His wife added that her family has lived in the home since the 1970s and never had an incident like that. She said the police were very responsive.
“They came right over,” she said. “They sent three patrol cars. Their response was terrific.”
Others in the audience wanted to know what they should tell their children.
“I spoke with my son and we talked about if he was alone and has his cellphone, can he text 911,” one man said, “so the intruder doesn’t know he’s there.”
Higginbottom cautioned parents not to frighten their children.
He said the best way for them to notify police is by using a landline to call 911, which goes directly to the Andover police station and gives police an address.
Dialing 911 on a cellphone goes to the Framingham State Police headquarters, but is then forwarded immediately to Andover. He said the department did not have the capability to accept emergency text messages from residents.
Another resident wanted to know about response times.

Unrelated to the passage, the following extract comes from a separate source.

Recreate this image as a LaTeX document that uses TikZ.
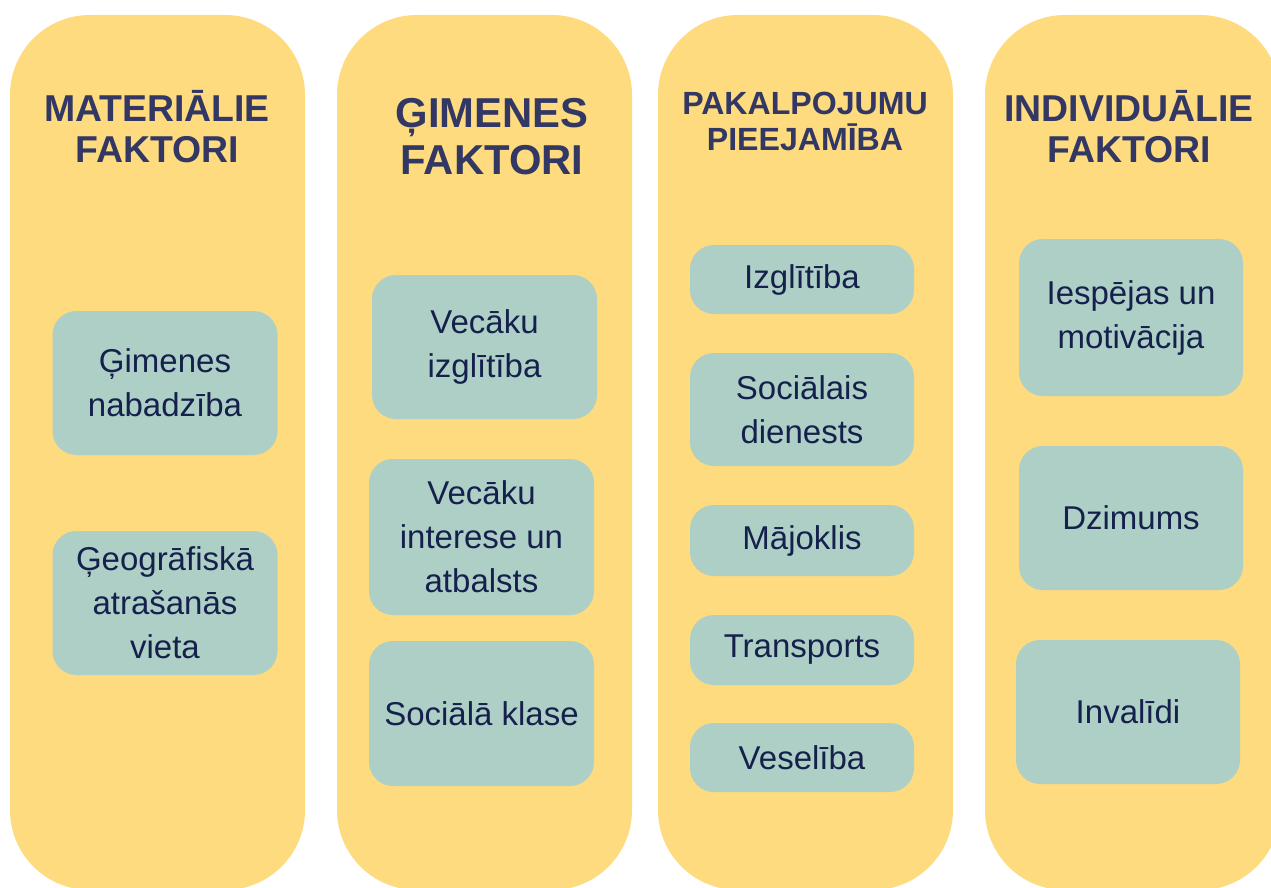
\documentclass[tikz,border=0pt]{standalone}
\usepackage{fontspec}
\setmainfont{Liberation Sans}
\definecolor{pill}{HTML}{FDDB7E}
\definecolor{boxc}{HTML}{AECFC6}
\definecolor{head}{HTML}{333764}
\definecolor{bodyc}{HTML}{15214C}
\begin{document}
\begin{tikzpicture}[x=1pt,y=-1pt,
  pillbox/.style={fill=pill, draw=none, rounded corners=80pt, inner sep=0pt, minimum width=295pt, minimum height=875pt},
  itembox/.style={fill=boxc, draw=none, rounded corners=24pt, text=bodyc, align=center,
    font=\fontsize{33}{44}\selectfont, inner sep=0pt, minimum width=225pt},
  headtxt/.style={text=head, align=center, inner sep=0pt}
]
\useasboundingbox (0,0) rectangle (1271,888);
\fill[white] (0,0) rectangle (1271,888);

% columns
\node[pillbox] (c1) at (157.5,452.5) {};
\node[pillbox] (c2) at (484.5,452.5) {};
\node[pillbox] (c3) at (805.5,452.5) {};
\node[pillbox] (c4) at (1132.5,452.5) {};

% headers
\node[headtxt, font=\bfseries\fontsize{37.4}{41}\selectfont] (h1) at (157,126.5) {MATERIĀLIE\\FAKTORI};
\node[headtxt, font=\bfseries\fontsize{41.8}{47}\selectfont] (h2) at (492,137) {ĢIMENES\\FAKTORI};
\node[headtxt, font=\bfseries\fontsize{32.1}{36}\selectfont] (h3) at (805,121.5) {PAKALPOJUMU\\PIEEJAMĪBA};
\node[headtxt, font=\bfseries\fontsize{37.4}{41}\selectfont] (h4) at (1129,126.5) {INDIVIDUĀLIE\\FAKTORI};

% column 1
\node[itembox, minimum height=144pt] (m1) at (165,383) {Ģimenes\\nabadzība};
\node[itembox, minimum height=144pt] (m2) at (165,603) {Ģeogrāfiskā\\atrašanās\\vieta};

% column 2
\node[itembox, minimum height=144pt] (g1) at (484.5,347) {Vecāku\\izglītība};
\node[itembox, minimum height=156pt] (g2) at (481.5,537) {Vecāku\\interese un\\atbalsts};
\node[itembox, minimum height=145pt] (g3) at (481.5,713.5) {Sociālā klase};

% column 3
\node[itembox, minimum width=224pt, minimum height=69pt] (p1) at (802,279.5) {Izglītība};
\node[itembox, minimum width=224pt, minimum height=113pt] (p2) at (802,409.5) {Sociālais\\dienests};
\node[itembox, minimum width=224pt, minimum height=71pt] (p3) at (802,540.5) {Mājoklis};
\node[itembox, minimum width=224pt, minimum height=70pt] (p4) at (802,650) {Transports};
\node[itembox, minimum width=224pt, minimum height=69pt] (p5) at (802,757.5) {Veselība};

% column 4
\node[itembox, minimum width=224pt, minimum height=157pt] (i1) at (1131,317.5) {Iespējas un\\motivācija};
\node[itembox, minimum width=224pt, minimum height=144pt] (i2) at (1131,518) {Dzimums};
\node[itembox, minimum width=224pt, minimum height=144pt] (i3) at (1128,712) {Invalīdi};
\end{tikzpicture}
\end{document}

Keefe said that there are so many officers now patrolling west Andover that response times are within two minutes in 95 percent of the cases. But in rare instances, response can take up to four to six minutes if a call is made in the middle of a shift change and all the officers are at the central station downtown.
However, he said, “if the word ‘child’ is mentioned, you’ll get the whole shift there” right away.
Keefe, Higginbottom and Aufiero suggested people call anytime of day or night if they see or hear anything suspicious. One thing people might see are suspicious drug transactions. Higginbottom said that many times drug buyers will meet dealers in culs-de-sac for quick sales that last only a few minutes.